● **Requirement**: Give back every line exactly as it appears, pictures excluded.

# # # # # # #

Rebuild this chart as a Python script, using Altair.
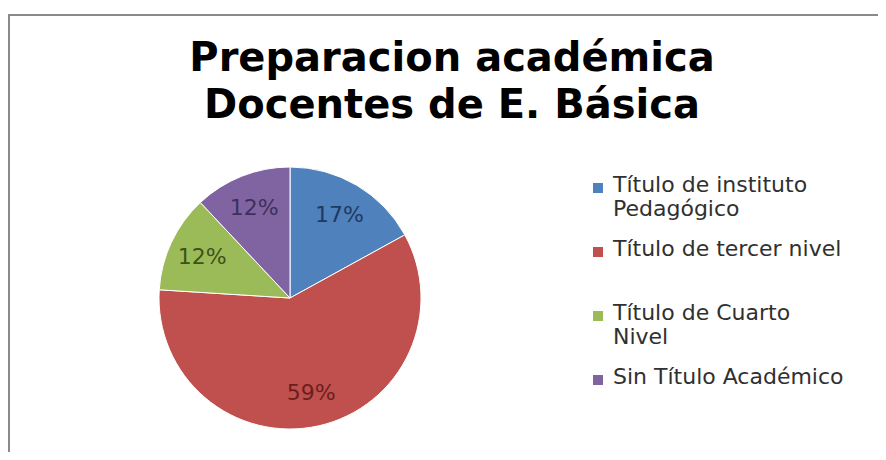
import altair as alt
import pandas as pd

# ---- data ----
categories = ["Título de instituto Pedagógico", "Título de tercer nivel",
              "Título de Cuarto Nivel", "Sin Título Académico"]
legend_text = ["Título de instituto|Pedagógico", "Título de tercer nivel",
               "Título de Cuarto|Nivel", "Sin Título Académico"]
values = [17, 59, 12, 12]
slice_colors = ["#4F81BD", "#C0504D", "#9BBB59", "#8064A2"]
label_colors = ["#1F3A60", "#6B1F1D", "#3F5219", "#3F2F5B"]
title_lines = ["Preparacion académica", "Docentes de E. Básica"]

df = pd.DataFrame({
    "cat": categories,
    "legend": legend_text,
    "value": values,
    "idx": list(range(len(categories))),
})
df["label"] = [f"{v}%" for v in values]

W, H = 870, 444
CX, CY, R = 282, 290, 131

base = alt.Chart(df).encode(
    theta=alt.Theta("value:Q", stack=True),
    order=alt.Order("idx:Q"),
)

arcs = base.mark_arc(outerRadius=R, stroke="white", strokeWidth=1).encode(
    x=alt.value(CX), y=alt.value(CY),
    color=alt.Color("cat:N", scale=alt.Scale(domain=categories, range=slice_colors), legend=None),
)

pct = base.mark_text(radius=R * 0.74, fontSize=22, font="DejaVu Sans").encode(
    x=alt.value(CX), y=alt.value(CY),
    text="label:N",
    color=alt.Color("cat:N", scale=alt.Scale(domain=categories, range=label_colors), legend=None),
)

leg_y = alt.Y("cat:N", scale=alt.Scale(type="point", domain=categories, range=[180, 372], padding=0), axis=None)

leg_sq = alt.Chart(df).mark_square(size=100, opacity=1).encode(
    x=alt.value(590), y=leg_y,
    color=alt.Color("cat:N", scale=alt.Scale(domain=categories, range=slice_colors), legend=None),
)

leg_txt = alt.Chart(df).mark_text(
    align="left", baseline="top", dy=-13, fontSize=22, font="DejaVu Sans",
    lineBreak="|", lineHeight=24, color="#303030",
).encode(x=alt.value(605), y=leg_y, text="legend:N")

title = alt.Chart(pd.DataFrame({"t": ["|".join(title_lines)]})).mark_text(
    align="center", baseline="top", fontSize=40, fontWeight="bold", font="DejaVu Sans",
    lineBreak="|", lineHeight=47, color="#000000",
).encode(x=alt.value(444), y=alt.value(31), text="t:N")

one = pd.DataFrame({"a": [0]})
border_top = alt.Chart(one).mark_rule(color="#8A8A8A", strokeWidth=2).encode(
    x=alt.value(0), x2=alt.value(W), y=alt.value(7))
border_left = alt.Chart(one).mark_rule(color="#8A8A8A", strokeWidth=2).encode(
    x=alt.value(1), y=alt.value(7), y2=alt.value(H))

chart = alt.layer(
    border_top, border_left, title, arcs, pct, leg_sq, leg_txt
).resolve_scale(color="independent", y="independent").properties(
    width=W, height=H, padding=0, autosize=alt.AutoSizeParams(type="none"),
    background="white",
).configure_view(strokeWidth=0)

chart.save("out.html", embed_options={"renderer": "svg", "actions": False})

# # # # # # #

● **Reply**:
Rebuild this chart as a Python script, using Altair.
import altair as alt
import pandas as pd

# ---- data ----
categories = ["Título de instituto Pedagógico", "Título de tercer nivel",
              "Título de Cuarto Nivel", "Sin Título Académico"]
legend_text = ["Título de instituto|Pedagógico", "Título de tercer nivel",
               "Título de Cuarto|Nivel", "Sin Título Académico"]
values = [17, 59, 12, 12]
slice_colors = ["#4F81BD", "#C0504D", "#9BBB59", "#8064A2"]
label_colors = ["#1F3A60", "#6B1F1D", "#3F5219", "#3F2F5B"]
title_lines = ["Preparacion académica", "Docentes de E. Básica"]

df = pd.DataFrame({
    "cat": categories,
    "legend": legend_text,
    "value": values,
    "idx": list(range(len(categories))),
})
df["label"] = [f"{v}%" for v in values]

W, H = 870, 444
CX, CY, R = 282, 290, 131

base = alt.Chart(df).encode(
    theta=alt.Theta("value:Q", stack=True),
    order=alt.Order("idx:Q"),
)

arcs = base.mark_arc(outerRadius=R, stroke="white", strokeWidth=1).encode(
    x=alt.value(CX), y=alt.value(CY),
    color=alt.Color("cat:N", scale=alt.Scale(domain=categories, range=slice_colors), legend=None),
)

pct = base.mark_text(radius=R * 0.74, fontSize=22, font="DejaVu Sans").encode(
    x=alt.value(CX), y=alt.value(CY),
    text="label:N",
    color=alt.Color("cat:N", scale=alt.Scale(domain=categories, range=label_colors), legend=None),
)

leg_y = alt.Y("cat:N", scale=alt.Scale(type="point", domain=categories, range=[180, 372], padding=0), axis=None)

leg_sq = alt.Chart(df).mark_square(size=100, opacity=1).encode(
    x=alt.value(590), y=leg_y,
    color=alt.Color("cat:N", scale=alt.Scale(domain=categories, range=slice_colors), legend=None),
)

leg_txt = alt.Chart(df).mark_text(
    align="left", baseline="top", dy=-13, fontSize=22, font="DejaVu Sans",
    lineBreak="|", lineHeight=24, color="#303030",
).encode(x=alt.value(605), y=leg_y, text="legend:N")

title = alt.Chart(pd.DataFrame({"t": ["|".join(title_lines)]})).mark_text(
    align="center", baseline="top", fontSize=40, fontWeight="bold", font="DejaVu Sans",
    lineBreak="|", lineHeight=47, color="#000000",
).encode(x=alt.value(444), y=alt.value(31), text="t:N")

one = pd.DataFrame({"a": [0]})
border_top = alt.Chart(one).mark_rule(color="#8A8A8A", strokeWidth=2).encode(
    x=alt.value(0), x2=alt.value(W), y=alt.value(7))
border_left = alt.Chart(one).mark_rule(color="#8A8A8A", strokeWidth=2).encode(
    x=alt.value(1), y=alt.value(7), y2=alt.value(H))

chart = alt.layer(
    border_top, border_left, title, arcs, pct, leg_sq, leg_txt
).resolve_scale(color="independent", y="independent").properties(
    width=W, height=H, padding=0, autosize=alt.AutoSizeParams(type="none"),
    background="white",
).configure_view(strokeWidth=0)

chart.save("out.html", embed_options={"renderer": "svg", "actions": False})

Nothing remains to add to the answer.